In other words, 82% of Americans say that environmental protection is either good or neutral for economic growth, while only 15% think environmental protection harms the economy.
Only 15% of Americans think environmental protection harms the economy.
Of Democrats, 69% say protecting the environment improves economic growth and jobs, 19% say it has no impact, and only 10% think the economic impact is negative. Of Republicans, 51% say that environmental protection has a positive economic impact, 24% say it has no impact, while only 23% think the economic impact is negative.
Even a majority of conservative Republicans say environmental protection has either a positive economic impact (45%) or no impact (25%), while a minority (29%) thinks it has a negative impact. Among moderate and liberal Republicans, 62% think environmental protection has a positive economic impact, 24% think it has no impact, and 11% think the impact is negative.

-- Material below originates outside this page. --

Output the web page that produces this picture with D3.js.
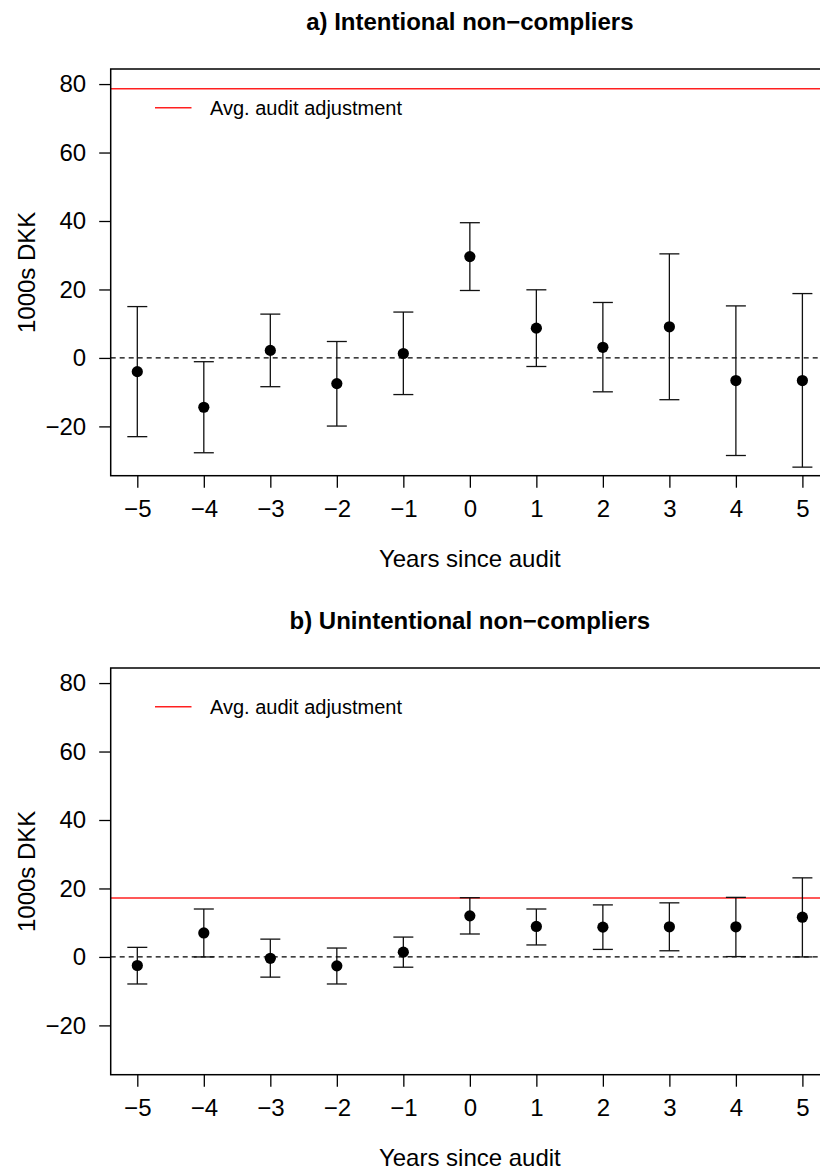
<!DOCTYPE html>
<html>
<head>
<meta charset="utf-8">
<script src="https://cdn.jsdelivr.net/npm/d3@7"></script>
<style>
  html, body { margin: 0; padding: 0; background: #fff; }
  svg { display: block; }
  text { font-family: "Liberation Sans", Arial, Helvetica, sans-serif; fill: #000; }
</style>
</head>
<body>
<svg id="chart" width="820" height="1169"></svg>
<script>
// ---- data ----
const years = [-5, -4, -3, -2, -1, 0, 1, 2, 3, 4, 5];
const yTicks = [-20, 0, 20, 40, 60, 80];

const titleA = "a) Intentional non\u2212compliers";
const estA   = [-4.0, -14.4, 2.2, -7.5, 1.3, 29.6, 8.7, 3.1, 9.1, -6.6, -6.6];
const lowerA = [-23.0, -27.7, -8.4, -19.9, -10.7, 19.7, -2.5, -9.9, -12.2, -28.5, -31.9];
const upperA = [15.0, -1.1, 12.8, 4.8, 13.4, 39.5, 19.9, 16.2, 30.4, 15.2, 18.8];
const auditA = 78.6;

const titleB = "b) Unintentional non\u2212compliers";
const estB   = [-2.5, 7.0, -0.4, -2.6, 1.4, 12.0, 8.9, 8.7, 8.8, 8.8, 11.6];
const lowerB = [-7.9, 0.0, -5.9, -7.9, -3.0, 6.7, 3.5, 2.2, 1.8, 0.1, 0.0];
const upperB = [2.8, 14.0, 5.2, 2.6, 5.8, 17.3, 14.0, 15.2, 15.8, 17.4, 23.1];
const auditB = 17.2;

const legendLabel = "Avg. audit adjustment";
const xLabel = "Years since audit";
const yLabel = "1000s DKK";

// ---- layout ----
const svg = d3.select("#chart");
const plotLeft = 110.7, plotRight = 829;
const panelTop = 69, panelHeight = 406.7, panelOffset = 599;
const yLim = [-30, 80];
const yPad = (yLim[1] - yLim[0]) * 0.04;
const xLim = [-5, 5];
const xPad = (xLim[1] - xLim[0]) * 0.04;

const x = d3.scaleLinear().domain([xLim[0] - xPad, xLim[1] + xPad]).range([plotLeft, plotRight]);

function drawPanel(offset, title, est, lower, upper, audit) {
  const top = panelTop + offset, bottom = top + panelHeight;
  const y = d3.scaleLinear().domain([yLim[0] - yPad, yLim[1] + yPad]).range([bottom, top]);
  const g = svg.append("g");

  // title
  g.append("text")
    .attr("x", (plotLeft + plotRight) / 2).attr("y", 30 + offset)
    .attr("text-anchor", "middle").attr("font-size", 24).attr("font-weight", "bold")
    .text(title);

  // reference zero line
  g.append("line")
    .attr("x1", plotLeft).attr("x2", plotRight)
    .attr("y1", y(0)).attr("y2", y(0))
    .attr("stroke", "#000").attr("stroke-width", 1.2).attr("stroke-dasharray", "5,4");

  // audit line
  g.append("line")
    .attr("x1", plotLeft).attr("x2", plotRight)
    .attr("y1", y(audit)).attr("y2", y(audit))
    .attr("stroke", "#ff2020").attr("stroke-width", 1.5);

  // error bars
  const rows = years.map((yr, i) => ({ yr, est: est[i], lo: lower[i], hi: upper[i] }));
  const eb = g.append("g").attr("stroke", "#111").attr("stroke-width", 1.3).attr("fill", "none");
  eb.selectAll(".v").data(rows).join("line")
    .attr("x1", d => x(d.yr)).attr("x2", d => x(d.yr))
    .attr("y1", d => y(d.lo)).attr("y2", d => y(d.hi));
  eb.selectAll(".lo").data(rows).join("line")
    .attr("x1", d => x(d.yr) - 10).attr("x2", d => x(d.yr) + 10)
    .attr("y1", d => y(d.lo)).attr("y2", d => y(d.lo));
  eb.selectAll(".hi").data(rows).join("line")
    .attr("x1", d => x(d.yr) - 10).attr("x2", d => x(d.yr) + 10)
    .attr("y1", d => y(d.hi)).attr("y2", d => y(d.hi));

  // points
  g.append("g").selectAll("circle").data(rows).join("circle")
    .attr("cx", d => x(d.yr)).attr("cy", d => y(d.est)).attr("r", 5.6).attr("fill", "#000");

  // legend
  g.append("line")
    .attr("x1", 155).attr("x2", 191.5)
    .attr("y1", 107.7 + offset).attr("y2", 107.7 + offset)
    .attr("stroke", "#ff2020").attr("stroke-width", 1.5);
  g.append("text")
    .attr("x", 210).attr("y", 114.5 + offset).attr("font-size", 20)
    .text(legendLabel);

  // box
  g.append("rect")
    .attr("x", plotLeft).attr("y", top)
    .attr("width", plotRight - plotLeft).attr("height", bottom - top)
    .attr("fill", "none").attr("stroke", "#000").attr("stroke-width", 1.5);

  // x axis
  const xAxis = g.append("g").attr("transform", `translate(0,${bottom})`)
    .call(d3.axisBottom(x).tickValues(years).tickSize(12).tickPadding(12).tickFormat(d3.format("d")));
  xAxis.select(".domain").remove();
  xAxis.selectAll("line").attr("stroke", "#000").attr("stroke-width", 1.3);
  xAxis.selectAll("text").attr("font-size", 24).attr("font-family", '"Liberation Sans", Arial, sans-serif').attr("fill", "#000");

  // y axis
  const yAxis = g.append("g").attr("transform", `translate(${plotLeft},0)`)
    .call(d3.axisLeft(y).tickValues(yTicks).tickSize(11.5).tickPadding(13).tickFormat(d3.format("d")));
  yAxis.select(".domain").remove();
  yAxis.selectAll("line").attr("stroke", "#000").attr("stroke-width", 1.3);
  yAxis.selectAll("text").attr("font-size", 24).attr("font-family", '"Liberation Sans", Arial, sans-serif').attr("fill", "#000");

  // axis titles
  g.append("text")
    .attr("x", (plotLeft + plotRight) / 2).attr("y", 566.5 + offset)
    .attr("text-anchor", "middle").attr("font-size", 24)
    .text(xLabel);
  g.append("text")
    .attr("transform", `translate(35,${(top + bottom) / 2}) rotate(-90)`)
    .attr("text-anchor", "middle").attr("font-size", 24)
    .text(yLabel);
}

drawPanel(0, titleA, estA, lowerA, upperA, auditA);
drawPanel(panelOffset, titleB, estB, lowerB, upperB, auditB);
</script>
</body>
</html>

Likewise, majorities of women (64%), men (56%), African-Americans (71%), Hispanics (59%), non-Hispanic whites (59%), born-again/Evangelical Christians (53%), non-Evangelical Protestants (62%), and Catholics (62%) all say protecting the environment improves the economy, while much smaller minorities think it harms economic growth.

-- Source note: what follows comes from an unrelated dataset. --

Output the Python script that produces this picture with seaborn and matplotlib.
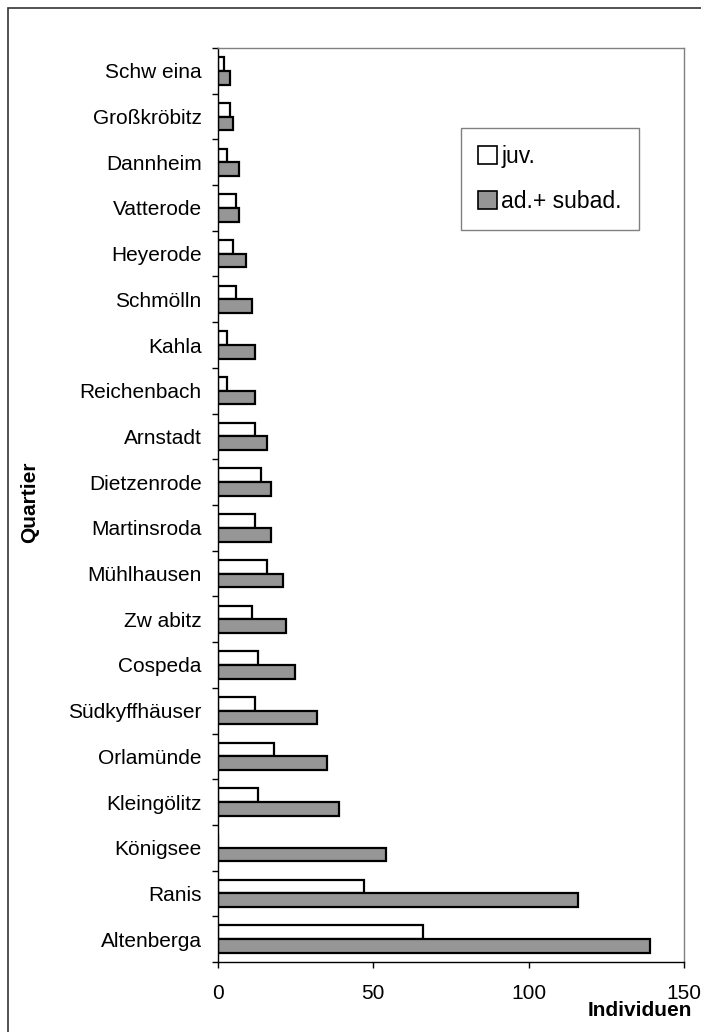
import numpy as np
import pandas as pd
import seaborn as sns
import matplotlib.pyplot as plt
from matplotlib.patches import Patch, Rectangle

quartiere = ['Schw eina', 'Großkröbitz', 'Dannheim', 'Vatterode', 'Heyerode',
             'Schmölln', 'Kahla', 'Reichenbach', 'Arnstadt', 'Dietzenrode',
             'Martinsroda', 'Mühlhausen', 'Zw abitz', 'Cospeda', 'Südkyffhäuser',
             'Orlamünde', 'Kleingölitz', 'Königsee', 'Ranis', 'Altenberga']
juv = [2, 4, 3, 6, 5, 6, 3, 3, 12, 14, 12, 16, 11, 13, 12, 18, 13, 0, 47, 66]
adult = [4, 5, 7, 7, 9, 11, 12, 12, 16, 17, 17, 21, 22, 25, 32, 35, 39, 54, 116, 139]
groups = ['juv.', 'ad.+ subad.']
colors = ['white', '#969696']
x_ticks = [0, 50, 100, 150]


def draw():
    sns.set_style('ticks')
    plt.rcParams['font.family'] = ['Liberation Sans', 'DejaVu Sans']
    for key in ['text.color', 'axes.labelcolor', 'xtick.color', 'ytick.color']:
        plt.rcParams[key] = 'black'
    fs = 15

    df = pd.DataFrame({
        'Quartier': quartiere * 2,
        'Individuen': juv + adult,
        'Gruppe': [groups[0]] * len(juv) + [groups[1]] * len(adult),
    })

    fig = plt.figure(figsize=(7.01, 10.32), dpi=100)
    ax = fig.add_axes([0.3106, 0.0678, 0.6651, 0.8857])
    sns.barplot(data=df, x='Individuen', y='Quartier', hue='Gruppe',
                order=quartiere, hue_order=groups,
                palette=dict(zip(groups, colors)), orient='h', width=0.6,
                edgecolor='black', linewidth=1.6, saturation=1,
                legend=False, ax=ax)

    ax.set_xlim(0, 150)
    ax.set_ylim(len(quartiere) - 0.5, -0.5)
    ax.set_xticks(x_ticks)
    ax.set_xlabel('')
    ax.set_ylabel('')

    # category ticks sit between the bars, labels in the middle
    ax.set_yticks(np.arange(-0.5, len(quartiere), 1), minor=True)
    ax.tick_params(axis='y', which='major', length=0, pad=11.5, labelsize=fs)
    ax.tick_params(axis='y', which='minor', length=4, width=1, direction='out')
    ax.tick_params(axis='x', which='major', length=4, width=1, direction='out',
                   pad=12, labelsize=fs)

    for side in ['left', 'bottom']:
        ax.spines[side].set_color('black')
        ax.spines[side].set_linewidth(1)
    for side in ['top', 'right']:
        ax.spines[side].set_visible(True)
        ax.spines[side].set_color('#808080')
        ax.spines[side].set_linewidth(1)

    handles = [Patch(facecolor=c, edgecolor='black', linewidth=1.2) for c in colors]
    leg = ax.legend(handles, groups, loc='upper left',
                    bbox_to_anchor=(461 / 701, 1 - 128 / 1032),
                    bbox_transform=fig.transFigure, borderaxespad=0,
                    prop={'size': 16.5}, handlelength=0.8, handleheight=0.8,
                    handletextpad=0.2, labelspacing=0.95, borderpad=0.75,
                    fancybox=False, framealpha=1)
    leg.get_frame().set_edgecolor('#808080')
    leg.get_frame().set_linewidth(1)

    fig.text(692 / 701, 1 - 1011 / 1032, 'Individuen', ha='right', va='center',
             fontsize=fs, fontweight='bold')
    fig.text(30 / 701, 1 - 502 / 1032, 'Quartier', ha='center', va='center',
             rotation=90, fontsize=fs, fontweight='bold')

    # outer frame of the original figure
    fig.patches.append(Rectangle((8 / 701, -0.1), 1.1, 1.1 - 8 / 1032,
                                 transform=fig.transFigure, fill=False,
                                 edgecolor='#333333', linewidth=1.2))

    fig.savefig('out.png', dpi=100)


if __name__ == '__main__':
    draw()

Perhaps most striking, however, is that a number of key socioeconomic factors do not correspond to people’s views. For instance, both people who are currently employed (60%) and those who are not employed (59%) say that protecting the environment improves economic growth and provides new jobs, with only a small percentage of each (16% and 15% respectively) who think it reduces growth and costs jobs. Moreover, there are also no differences of opinion based on measures of household income or education level – majorities of rich and poor, and those with or without a college degree all say protecting the environment improves economic growth.
This report is based on findings from a nationally representative survey – The Yale AP-NORC Environment Study – conducted by researchers at the Yale School of Forestry & Environmental Studies (http://environment.yale.edu/) in partnership with the Associated Press-NORC Center on Public Policy Research (www.apnorc.org). Interview dates: November 20 – December 1, 2014. Interviews: 1,578 adults (18+) in all 50 states.
Average margin of error: +/- 3 percentage points at the 95% confidence level. The research was funded by the Yale School of Forestry & Environmental Studies. For tabulation purposes, percentage points are rounded off to the nearest whole number. As a result, percentages in a given chart may total slightly higher or lower than 100%.